A group of consultants and Social Learning Environments (SLE) staff were invited to Missoula Montana in late August to be introduced to the planned new addition of a Social Learning Environments school. The original SLE schools are Rancho Valmora in northern New Mexico and High Frontier in west Texas. Plans for Cramer Creek have been developing for years, and this will be the third school in their collection of schools. Planning to open early in 2008, the first steps in laying the foundation were just starting during our tour.
Plans are for Cramer Creek to be very similar to Rancho Valmora and High Frontier. These two schools have been steadily modified to emphasize their similarities, and when Cramer Creek is open, plans are for the similarities of all three schools to outweigh any differences.
SLE President Bill McKay gave the introductory talk at the gathering, followed by SLE Vice-President Jonathan McKay who will administer Cramer Creek, and marketing head Elizabeth McGee. Also present was Barry Blevins, also a Vice-President of SLE and the head of High Frontier.
In a discussion of the philosophy of SLE, I was struck by some of the implications of its philosophy. It was pointed out that adolescents of today are the result of not having a responsible role in society. Whereas in the past young people took on responsibilities as soon as they were able, in today's society young people are thrust into a kind of limbo of adolescence with few expectations and thus no role or responsibility to society. One result is all too often an attitude that it is not fashionable to act responsibly. The goal of SLE is to create a community of students where it is fashionable to participate and try new experiences, to see academics as fashionable, to have social interest in the classroom and to see adults as mentors rather than just someone to be obeyed.
Another way of explaining the philosophy is their observation that relationships have been dropped from formal education.

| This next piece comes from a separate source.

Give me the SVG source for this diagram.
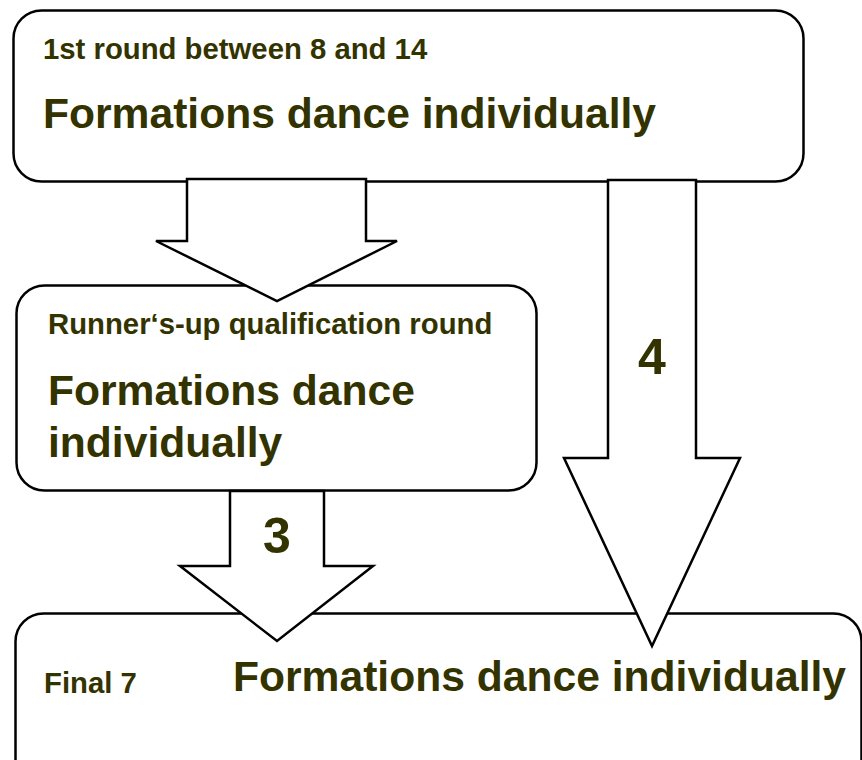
<svg xmlns="http://www.w3.org/2000/svg" width="862" height="760" viewBox="0 0 862 760">
<style>
.box{fill:#fff;stroke:#000;stroke-width:2.5}
.arr{fill:#fff;stroke:#000;stroke-width:2.5;stroke-linejoin:miter}
text{font-family:"Liberation Sans",Arial,sans-serif;font-weight:bold;fill:#333300}
.s{font-size:29.3px}
.b{font-size:42.6px}
.n{font-size:50px}
</style>
<rect width="862" height="760" fill="#fff"/>
<g id="node-round1">
<rect class="box" x="13.5" y="10.5" width="790" height="171" rx="28"/>
<text class="s" x="43" y="59">1st round between 8 and 14</text>
<text class="b" x="43" y="128">Formations dance individually</text>
</g>
<g id="node-runnersup">
<rect class="box" x="16.5" y="285.5" width="520" height="205" rx="28"/>
<text class="s" x="48" y="334">Runner‘s-up qualification round</text>
<text class="b" x="48" y="405">Formations dance</text>
<text class="b" x="48" y="457">individually</text>
</g>
<g id="node-final">
<rect class="box" x="15.5" y="613.5" width="846" height="190" rx="28"/>
<text class="s" x="44" y="693">Final 7</text>
<text class="b" x="233" y="691">Formations dance individually</text>
</g>
<g id="connectors">
<polygon class="arr" points="187,179 366,179 366,241 397,241 277,301 156,241 187,241"/>
<polygon class="arr" points="608,180 696,180 696,458 740,458 652,646 564,458 608,458"/>
<polygon class="arr" points="230,491 324,491 324,566 373,566 277,641 180,566 230,566"/>
<text class="n" x="277" y="553" text-anchor="middle">3</text>
<text class="n" x="652" y="374" text-anchor="middle">4</text>
</g>
</svg>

The goal of SLE is to bring relationships back into the children's education, largely based on facilitating students in developing constructive relationships with their peers as well as with the adults. According to SLE, it is when the students develop social interest that they become committed to their education.
They also presented an interesting perspective on the various types of authority we all have to deal with, and how they fit their school philosophy. There is the authority to punish, which is the primary tool used by government. Another authority is to reward, which is the primary tool of corporate America. The SLE approach to authority is to influence beliefs through positive relationships between students and with staff. It seems to me it follows that the quality of group work done in a program can be determined by the results. If students act fearful or manipulative, the authority they have been subjected to is of the first two types. However, if the students become able to think for themselves and are confident of their abilities, then they have experienced the third which is what SLE intends to foster.
Working with a well thought out philosophy of Positive Peer Culture (PPC), in the presentation they made an observation of why group work all too often has negative results. The school asserts that good group work creates autonomous individuals, while bad group work creates group thinking. The difference is in viewing the students as humans rather than as objects.
They explained several other interesting concepts that were relevant to their philosophy:
- Their goal is to have the students practice what they will experience as adults.
- Moral development is learning to stop trying to control others.
- Students must learn how to differentiate between cognition and emotion, and
- The school approaches education by personalizing experience.
Cramer Creek is in a secluded valley close to Missoula, and if construction goes as expected it should be opening its doors for its first students in early 2008. Plans are to maintain the SLE culture by moving several students from Rancho Valmora and High Frontier to be the first students, who then can help orient those that are enrolled later as the school grows. This is the technique to ensure that the existing positive culture in High Frontier and Rancho Valmora is continued in Cramer Creek.